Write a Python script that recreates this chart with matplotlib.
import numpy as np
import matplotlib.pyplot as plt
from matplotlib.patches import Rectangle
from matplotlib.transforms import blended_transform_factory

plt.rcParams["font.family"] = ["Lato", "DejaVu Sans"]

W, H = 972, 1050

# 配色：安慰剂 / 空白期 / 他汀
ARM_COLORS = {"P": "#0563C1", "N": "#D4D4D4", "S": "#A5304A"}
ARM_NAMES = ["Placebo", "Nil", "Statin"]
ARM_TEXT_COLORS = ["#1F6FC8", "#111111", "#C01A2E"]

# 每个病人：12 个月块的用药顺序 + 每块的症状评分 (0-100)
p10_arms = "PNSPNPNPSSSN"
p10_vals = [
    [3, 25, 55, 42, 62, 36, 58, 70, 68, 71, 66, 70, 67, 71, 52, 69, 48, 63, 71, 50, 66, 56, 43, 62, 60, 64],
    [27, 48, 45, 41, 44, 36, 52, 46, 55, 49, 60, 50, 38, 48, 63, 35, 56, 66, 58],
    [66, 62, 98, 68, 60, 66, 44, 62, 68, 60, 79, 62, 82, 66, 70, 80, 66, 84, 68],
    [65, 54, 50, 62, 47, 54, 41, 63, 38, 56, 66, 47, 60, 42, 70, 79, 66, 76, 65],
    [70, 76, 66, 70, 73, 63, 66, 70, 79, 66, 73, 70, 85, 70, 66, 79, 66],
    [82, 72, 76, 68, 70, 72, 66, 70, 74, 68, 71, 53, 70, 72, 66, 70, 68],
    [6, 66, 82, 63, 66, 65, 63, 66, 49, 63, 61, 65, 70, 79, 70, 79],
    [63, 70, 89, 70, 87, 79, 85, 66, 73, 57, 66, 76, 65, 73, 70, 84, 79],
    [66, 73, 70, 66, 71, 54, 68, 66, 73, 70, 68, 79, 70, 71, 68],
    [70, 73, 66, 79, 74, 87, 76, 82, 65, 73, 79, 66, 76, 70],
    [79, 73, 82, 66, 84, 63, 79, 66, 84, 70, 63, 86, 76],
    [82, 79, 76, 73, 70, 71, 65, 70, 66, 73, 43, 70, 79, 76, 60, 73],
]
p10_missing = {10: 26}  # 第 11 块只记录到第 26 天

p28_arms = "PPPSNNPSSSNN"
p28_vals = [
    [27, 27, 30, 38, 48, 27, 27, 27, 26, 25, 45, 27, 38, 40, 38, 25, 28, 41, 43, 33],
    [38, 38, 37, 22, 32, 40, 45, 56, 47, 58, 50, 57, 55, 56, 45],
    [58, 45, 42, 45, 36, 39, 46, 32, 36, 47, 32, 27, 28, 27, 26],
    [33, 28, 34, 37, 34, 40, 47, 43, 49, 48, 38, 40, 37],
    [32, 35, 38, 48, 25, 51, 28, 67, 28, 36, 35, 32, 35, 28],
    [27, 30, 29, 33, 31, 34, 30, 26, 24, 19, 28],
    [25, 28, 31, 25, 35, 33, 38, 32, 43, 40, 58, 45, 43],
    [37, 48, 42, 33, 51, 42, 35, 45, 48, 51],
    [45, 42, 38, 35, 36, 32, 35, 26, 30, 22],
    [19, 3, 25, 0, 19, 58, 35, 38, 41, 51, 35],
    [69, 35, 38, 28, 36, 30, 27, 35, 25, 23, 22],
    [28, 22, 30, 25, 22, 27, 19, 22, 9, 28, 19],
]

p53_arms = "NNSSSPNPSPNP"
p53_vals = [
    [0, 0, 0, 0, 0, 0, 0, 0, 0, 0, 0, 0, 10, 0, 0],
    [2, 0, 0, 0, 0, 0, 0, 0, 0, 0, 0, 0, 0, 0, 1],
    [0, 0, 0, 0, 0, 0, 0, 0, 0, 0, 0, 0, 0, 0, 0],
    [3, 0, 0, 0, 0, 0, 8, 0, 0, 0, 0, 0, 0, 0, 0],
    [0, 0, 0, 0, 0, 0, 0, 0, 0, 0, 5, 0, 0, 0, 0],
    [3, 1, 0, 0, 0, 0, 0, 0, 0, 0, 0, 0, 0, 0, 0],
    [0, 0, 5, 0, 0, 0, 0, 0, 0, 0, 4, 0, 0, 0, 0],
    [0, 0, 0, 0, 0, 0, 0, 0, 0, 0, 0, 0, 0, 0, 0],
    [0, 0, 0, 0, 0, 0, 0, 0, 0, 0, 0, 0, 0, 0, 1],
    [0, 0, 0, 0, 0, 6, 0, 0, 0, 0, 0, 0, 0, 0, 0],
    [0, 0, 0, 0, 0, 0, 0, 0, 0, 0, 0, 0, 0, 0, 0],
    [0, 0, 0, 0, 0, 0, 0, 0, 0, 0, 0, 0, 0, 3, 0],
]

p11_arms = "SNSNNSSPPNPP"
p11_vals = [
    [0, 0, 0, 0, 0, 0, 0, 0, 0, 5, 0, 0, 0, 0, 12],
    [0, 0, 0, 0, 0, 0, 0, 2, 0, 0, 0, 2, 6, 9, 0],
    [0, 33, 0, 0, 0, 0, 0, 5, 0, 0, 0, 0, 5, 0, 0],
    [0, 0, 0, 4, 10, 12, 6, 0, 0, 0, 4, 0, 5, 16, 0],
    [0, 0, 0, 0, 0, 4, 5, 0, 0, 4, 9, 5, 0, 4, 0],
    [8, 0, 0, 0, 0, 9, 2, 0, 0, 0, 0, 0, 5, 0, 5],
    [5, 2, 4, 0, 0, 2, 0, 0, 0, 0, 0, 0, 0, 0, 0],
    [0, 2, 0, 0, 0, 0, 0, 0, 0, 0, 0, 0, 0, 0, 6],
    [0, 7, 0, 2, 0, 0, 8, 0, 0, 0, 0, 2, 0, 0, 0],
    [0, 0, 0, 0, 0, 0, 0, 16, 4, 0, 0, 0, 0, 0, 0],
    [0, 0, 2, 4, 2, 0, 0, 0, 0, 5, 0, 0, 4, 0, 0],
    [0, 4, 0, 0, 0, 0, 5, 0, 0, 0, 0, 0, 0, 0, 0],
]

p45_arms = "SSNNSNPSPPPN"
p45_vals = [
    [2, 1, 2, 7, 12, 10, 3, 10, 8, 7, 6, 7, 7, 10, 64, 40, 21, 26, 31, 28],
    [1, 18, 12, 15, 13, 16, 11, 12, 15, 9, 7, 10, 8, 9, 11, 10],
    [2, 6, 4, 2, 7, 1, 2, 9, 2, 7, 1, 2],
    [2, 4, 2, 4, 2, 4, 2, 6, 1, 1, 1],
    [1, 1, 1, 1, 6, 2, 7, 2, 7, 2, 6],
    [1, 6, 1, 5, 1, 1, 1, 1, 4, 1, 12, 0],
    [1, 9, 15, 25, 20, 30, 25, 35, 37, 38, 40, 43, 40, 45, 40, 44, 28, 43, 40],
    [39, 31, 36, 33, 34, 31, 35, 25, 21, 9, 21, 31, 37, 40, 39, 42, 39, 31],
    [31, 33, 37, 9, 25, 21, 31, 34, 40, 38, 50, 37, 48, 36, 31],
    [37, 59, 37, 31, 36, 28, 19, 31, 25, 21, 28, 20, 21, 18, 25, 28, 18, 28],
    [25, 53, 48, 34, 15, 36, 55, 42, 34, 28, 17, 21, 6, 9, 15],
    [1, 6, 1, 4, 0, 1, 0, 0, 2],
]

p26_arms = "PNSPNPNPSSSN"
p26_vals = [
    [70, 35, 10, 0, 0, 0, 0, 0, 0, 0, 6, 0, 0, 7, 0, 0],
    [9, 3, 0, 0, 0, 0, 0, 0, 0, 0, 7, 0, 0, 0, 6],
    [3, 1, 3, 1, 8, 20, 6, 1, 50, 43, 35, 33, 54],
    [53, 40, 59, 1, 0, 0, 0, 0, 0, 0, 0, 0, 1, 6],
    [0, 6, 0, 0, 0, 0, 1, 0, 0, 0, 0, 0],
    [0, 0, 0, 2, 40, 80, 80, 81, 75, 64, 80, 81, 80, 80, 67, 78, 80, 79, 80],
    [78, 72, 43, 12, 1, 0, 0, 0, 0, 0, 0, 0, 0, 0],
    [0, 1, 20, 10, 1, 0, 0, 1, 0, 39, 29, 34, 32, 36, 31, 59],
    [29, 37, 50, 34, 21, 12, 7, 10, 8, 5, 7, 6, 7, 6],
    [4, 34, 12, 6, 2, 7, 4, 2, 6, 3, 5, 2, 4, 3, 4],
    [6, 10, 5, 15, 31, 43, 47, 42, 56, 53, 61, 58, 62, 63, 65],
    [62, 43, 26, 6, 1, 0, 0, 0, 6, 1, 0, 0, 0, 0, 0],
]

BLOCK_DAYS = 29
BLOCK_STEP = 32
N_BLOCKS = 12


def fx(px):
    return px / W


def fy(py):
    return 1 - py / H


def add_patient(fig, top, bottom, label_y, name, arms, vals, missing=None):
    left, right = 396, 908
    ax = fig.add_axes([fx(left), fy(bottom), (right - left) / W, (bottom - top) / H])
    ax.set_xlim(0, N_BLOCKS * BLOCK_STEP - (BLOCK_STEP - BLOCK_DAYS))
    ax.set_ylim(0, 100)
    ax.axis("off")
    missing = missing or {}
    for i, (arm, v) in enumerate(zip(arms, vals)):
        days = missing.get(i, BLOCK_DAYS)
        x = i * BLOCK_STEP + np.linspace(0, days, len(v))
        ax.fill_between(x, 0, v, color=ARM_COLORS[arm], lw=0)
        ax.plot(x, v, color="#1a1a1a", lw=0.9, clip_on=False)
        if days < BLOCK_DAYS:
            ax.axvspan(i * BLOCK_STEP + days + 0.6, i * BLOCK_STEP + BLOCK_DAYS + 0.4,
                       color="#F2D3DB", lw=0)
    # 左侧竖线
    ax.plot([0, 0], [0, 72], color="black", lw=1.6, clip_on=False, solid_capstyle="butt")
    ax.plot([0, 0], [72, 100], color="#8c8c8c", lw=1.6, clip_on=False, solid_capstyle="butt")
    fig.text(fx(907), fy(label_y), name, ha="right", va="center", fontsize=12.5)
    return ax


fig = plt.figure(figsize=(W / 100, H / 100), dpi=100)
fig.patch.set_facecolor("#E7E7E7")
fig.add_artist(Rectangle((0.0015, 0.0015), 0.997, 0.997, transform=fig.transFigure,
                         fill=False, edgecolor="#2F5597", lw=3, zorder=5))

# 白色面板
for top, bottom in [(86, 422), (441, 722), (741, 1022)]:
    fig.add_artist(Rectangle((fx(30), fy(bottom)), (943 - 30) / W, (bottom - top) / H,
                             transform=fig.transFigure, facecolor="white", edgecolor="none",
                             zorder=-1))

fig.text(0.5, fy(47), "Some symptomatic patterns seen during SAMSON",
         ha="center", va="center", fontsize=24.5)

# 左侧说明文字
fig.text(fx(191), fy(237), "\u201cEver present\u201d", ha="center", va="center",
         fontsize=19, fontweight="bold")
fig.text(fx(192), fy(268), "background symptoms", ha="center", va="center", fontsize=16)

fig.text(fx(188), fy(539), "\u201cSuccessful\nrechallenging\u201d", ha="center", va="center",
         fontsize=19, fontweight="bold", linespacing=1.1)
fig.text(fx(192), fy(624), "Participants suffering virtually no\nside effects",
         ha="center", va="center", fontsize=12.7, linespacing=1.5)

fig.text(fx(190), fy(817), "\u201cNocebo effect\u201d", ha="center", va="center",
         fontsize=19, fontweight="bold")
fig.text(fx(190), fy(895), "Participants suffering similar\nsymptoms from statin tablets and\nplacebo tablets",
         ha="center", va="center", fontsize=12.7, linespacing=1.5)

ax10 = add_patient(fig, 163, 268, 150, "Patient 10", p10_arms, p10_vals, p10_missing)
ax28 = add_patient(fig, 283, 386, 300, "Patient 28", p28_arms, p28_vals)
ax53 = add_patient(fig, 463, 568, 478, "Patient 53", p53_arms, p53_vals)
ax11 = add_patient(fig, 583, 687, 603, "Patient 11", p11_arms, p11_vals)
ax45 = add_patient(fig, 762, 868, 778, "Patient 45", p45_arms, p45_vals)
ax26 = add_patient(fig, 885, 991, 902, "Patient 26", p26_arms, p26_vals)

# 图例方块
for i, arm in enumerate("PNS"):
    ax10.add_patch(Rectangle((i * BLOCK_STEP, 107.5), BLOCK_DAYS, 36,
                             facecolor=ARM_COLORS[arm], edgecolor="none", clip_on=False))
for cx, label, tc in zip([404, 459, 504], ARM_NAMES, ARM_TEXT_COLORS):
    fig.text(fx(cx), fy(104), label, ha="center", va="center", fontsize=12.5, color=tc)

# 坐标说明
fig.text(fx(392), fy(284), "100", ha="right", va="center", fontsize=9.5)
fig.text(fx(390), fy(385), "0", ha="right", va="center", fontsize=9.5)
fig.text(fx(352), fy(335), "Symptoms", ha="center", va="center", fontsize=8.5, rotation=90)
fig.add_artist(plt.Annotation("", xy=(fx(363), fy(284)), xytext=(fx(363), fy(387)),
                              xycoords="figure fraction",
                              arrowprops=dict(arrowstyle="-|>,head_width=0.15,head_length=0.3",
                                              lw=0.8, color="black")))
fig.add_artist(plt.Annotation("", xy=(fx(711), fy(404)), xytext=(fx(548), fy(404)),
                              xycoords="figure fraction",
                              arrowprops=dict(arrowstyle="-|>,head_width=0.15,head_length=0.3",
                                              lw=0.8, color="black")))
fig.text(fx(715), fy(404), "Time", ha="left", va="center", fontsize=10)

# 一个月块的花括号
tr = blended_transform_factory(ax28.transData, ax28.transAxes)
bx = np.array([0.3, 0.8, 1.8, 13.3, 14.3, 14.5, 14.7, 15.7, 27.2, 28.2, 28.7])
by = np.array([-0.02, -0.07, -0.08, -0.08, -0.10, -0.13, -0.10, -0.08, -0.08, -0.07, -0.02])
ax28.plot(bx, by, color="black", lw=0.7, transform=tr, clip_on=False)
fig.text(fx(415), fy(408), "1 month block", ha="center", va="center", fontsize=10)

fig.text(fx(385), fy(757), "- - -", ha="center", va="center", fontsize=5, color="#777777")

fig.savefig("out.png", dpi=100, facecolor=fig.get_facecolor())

--

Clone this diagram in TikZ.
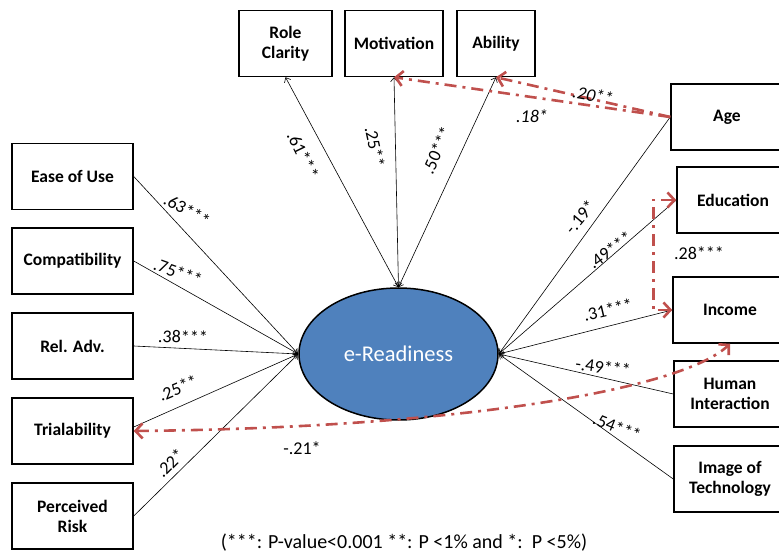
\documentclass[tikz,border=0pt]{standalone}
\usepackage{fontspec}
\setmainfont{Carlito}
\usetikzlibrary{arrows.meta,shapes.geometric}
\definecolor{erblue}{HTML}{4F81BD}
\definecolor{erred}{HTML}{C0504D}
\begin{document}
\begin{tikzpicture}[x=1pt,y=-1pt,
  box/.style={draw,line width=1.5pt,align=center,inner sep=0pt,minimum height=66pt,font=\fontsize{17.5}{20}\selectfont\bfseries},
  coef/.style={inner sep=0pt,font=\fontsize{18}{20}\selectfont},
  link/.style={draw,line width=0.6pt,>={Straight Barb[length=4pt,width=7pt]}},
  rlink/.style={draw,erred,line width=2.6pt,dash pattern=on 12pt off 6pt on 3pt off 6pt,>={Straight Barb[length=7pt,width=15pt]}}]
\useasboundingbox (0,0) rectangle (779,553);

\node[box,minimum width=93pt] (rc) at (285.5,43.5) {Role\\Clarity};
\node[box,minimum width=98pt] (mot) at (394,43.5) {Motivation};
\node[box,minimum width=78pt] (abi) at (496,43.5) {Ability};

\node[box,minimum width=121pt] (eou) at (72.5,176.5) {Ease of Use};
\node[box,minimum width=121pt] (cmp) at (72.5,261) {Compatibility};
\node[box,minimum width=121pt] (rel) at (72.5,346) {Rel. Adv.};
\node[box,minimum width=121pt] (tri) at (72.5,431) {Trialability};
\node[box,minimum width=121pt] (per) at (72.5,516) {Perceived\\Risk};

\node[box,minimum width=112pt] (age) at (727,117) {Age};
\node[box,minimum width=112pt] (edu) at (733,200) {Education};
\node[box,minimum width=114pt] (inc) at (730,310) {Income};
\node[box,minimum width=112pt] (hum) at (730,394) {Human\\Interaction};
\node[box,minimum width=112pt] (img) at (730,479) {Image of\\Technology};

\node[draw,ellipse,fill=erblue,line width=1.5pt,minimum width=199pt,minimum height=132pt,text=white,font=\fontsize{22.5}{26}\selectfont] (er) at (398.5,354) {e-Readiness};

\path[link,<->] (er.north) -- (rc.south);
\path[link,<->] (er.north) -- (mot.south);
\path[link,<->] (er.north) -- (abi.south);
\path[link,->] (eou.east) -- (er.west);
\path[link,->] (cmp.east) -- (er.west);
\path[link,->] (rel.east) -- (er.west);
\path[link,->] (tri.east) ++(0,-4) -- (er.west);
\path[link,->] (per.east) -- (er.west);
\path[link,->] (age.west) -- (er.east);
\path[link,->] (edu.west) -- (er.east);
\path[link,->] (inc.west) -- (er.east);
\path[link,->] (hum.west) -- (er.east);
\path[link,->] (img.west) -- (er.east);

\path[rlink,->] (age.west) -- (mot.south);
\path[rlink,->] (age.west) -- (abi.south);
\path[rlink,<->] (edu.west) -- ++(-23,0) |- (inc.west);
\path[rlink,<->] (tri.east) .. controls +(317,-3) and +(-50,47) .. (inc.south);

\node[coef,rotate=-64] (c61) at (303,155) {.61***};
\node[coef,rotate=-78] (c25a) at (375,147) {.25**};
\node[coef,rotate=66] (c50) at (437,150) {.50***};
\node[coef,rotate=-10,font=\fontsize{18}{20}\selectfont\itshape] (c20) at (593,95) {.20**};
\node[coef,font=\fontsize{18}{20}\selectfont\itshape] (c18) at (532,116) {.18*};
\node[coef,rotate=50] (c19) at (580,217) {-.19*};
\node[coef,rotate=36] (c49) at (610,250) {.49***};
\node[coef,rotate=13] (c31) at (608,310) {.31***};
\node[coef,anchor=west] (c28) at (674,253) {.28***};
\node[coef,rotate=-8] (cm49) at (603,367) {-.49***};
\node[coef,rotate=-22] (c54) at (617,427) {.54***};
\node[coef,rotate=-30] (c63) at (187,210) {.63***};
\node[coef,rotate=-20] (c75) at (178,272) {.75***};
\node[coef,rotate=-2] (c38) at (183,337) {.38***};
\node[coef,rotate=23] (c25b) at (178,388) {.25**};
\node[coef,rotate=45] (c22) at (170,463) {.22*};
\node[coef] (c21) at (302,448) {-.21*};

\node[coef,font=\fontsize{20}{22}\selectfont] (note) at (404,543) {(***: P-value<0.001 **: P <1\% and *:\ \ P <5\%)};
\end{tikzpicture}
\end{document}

• [Your task]: Both the line with "Clone this diagram in TikZ." and the line with "width=112pt] (img) at" are included: reproduce them and every line between, exactly, with pictures omitted.

• [Exercise result]:
Clone this diagram in TikZ.
\documentclass[tikz,border=0pt]{standalone}
\usepackage{fontspec}
\setmainfont{Carlito}
\usetikzlibrary{arrows.meta,shapes.geometric}
\definecolor{erblue}{HTML}{4F81BD}
\definecolor{erred}{HTML}{C0504D}
\begin{document}
\begin{tikzpicture}[x=1pt,y=-1pt,
  box/.style={draw,line width=1.5pt,align=center,inner sep=0pt,minimum height=66pt,font=\fontsize{17.5}{20}\selectfont\bfseries},
  coef/.style={inner sep=0pt,font=\fontsize{18}{20}\selectfont},
  link/.style={draw,line width=0.6pt,>={Straight Barb[length=4pt,width=7pt]}},
  rlink/.style={draw,erred,line width=2.6pt,dash pattern=on 12pt off 6pt on 3pt off 6pt,>={Straight Barb[length=7pt,width=15pt]}}]
\useasboundingbox (0,0) rectangle (779,553);

\node[box,minimum width=93pt] (rc) at (285.5,43.5) {Role\\Clarity};
\node[box,minimum width=98pt] (mot) at (394,43.5) {Motivation};
\node[box,minimum width=78pt] (abi) at (496,43.5) {Ability};

\node[box,minimum width=121pt] (eou) at (72.5,176.5) {Ease of Use};
\node[box,minimum width=121pt] (cmp) at (72.5,261) {Compatibility};
\node[box,minimum width=121pt] (rel) at (72.5,346) {Rel. Adv.};
\node[box,minimum width=121pt] (tri) at (72.5,431) {Trialability};
\node[box,minimum width=121pt] (per) at (72.5,516) {Perceived\\Risk};

\node[box,minimum width=112pt] (age) at (727,117) {Age};
\node[box,minimum width=112pt] (edu) at (733,200) {Education};
\node[box,minimum width=114pt] (inc) at (730,310) {Income};
\node[box,minimum width=112pt] (hum) at (730,394) {Human\\Interaction};
\node[box,minimum width=112pt] (img) at (730,479) {Image of\\Technology};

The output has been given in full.